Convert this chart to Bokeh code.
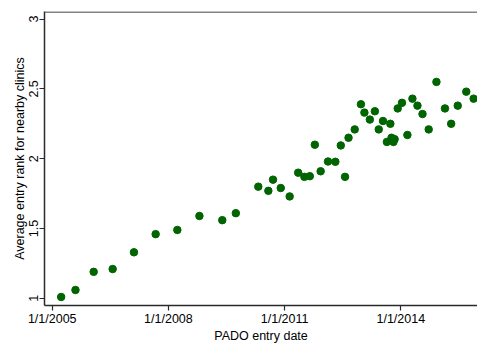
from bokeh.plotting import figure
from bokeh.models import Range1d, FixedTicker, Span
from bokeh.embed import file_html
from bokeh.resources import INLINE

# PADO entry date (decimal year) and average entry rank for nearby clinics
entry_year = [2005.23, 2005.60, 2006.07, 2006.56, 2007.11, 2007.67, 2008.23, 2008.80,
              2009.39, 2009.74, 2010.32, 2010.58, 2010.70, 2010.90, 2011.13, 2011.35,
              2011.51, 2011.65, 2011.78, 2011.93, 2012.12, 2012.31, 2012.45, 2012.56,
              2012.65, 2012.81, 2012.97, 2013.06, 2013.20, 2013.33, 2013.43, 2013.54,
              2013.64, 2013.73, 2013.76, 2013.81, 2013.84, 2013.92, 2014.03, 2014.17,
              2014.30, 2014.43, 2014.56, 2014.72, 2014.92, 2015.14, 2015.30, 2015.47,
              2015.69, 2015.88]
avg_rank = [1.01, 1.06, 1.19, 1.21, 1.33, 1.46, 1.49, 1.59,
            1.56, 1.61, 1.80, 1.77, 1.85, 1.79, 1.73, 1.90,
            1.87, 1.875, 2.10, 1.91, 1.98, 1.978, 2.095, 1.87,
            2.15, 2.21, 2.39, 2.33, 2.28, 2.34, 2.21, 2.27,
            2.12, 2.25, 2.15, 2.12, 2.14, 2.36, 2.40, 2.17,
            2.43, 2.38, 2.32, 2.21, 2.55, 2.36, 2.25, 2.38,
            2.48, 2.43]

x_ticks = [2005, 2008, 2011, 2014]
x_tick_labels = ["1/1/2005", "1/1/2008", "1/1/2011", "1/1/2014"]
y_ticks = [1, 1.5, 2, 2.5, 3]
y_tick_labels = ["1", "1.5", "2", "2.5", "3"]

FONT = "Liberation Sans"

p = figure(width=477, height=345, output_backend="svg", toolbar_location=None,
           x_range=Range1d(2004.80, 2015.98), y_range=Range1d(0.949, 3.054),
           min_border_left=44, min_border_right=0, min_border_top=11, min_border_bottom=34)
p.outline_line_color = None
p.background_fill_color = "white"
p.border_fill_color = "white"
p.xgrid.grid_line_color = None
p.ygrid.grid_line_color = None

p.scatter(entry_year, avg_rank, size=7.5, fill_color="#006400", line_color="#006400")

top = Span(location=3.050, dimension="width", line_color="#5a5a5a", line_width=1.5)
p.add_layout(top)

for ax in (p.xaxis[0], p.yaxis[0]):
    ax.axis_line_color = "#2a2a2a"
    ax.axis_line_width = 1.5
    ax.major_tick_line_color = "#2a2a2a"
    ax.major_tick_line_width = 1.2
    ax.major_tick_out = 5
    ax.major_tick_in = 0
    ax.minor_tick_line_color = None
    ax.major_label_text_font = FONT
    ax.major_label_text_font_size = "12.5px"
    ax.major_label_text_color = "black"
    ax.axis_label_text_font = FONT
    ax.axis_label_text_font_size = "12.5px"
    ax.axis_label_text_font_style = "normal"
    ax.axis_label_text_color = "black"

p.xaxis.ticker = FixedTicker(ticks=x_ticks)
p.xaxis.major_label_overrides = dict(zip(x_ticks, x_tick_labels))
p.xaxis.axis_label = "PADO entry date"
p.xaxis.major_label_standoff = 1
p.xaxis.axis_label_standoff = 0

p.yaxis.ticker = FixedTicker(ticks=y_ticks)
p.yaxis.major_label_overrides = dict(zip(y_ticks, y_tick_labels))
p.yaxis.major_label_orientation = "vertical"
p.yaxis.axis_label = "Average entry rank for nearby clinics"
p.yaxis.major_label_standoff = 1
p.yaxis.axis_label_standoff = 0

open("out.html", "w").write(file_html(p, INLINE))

···

● **Task description**: Begin at the first line of the material and copy each line exactly through the one containing "from bokeh.resources import INLINE". Omit pictures.

● **Output of the task**:
Convert this chart to Bokeh code.
from bokeh.plotting import figure
from bokeh.models import Range1d, FixedTicker, Span
from bokeh.embed import file_html
from bokeh.resources import INLINE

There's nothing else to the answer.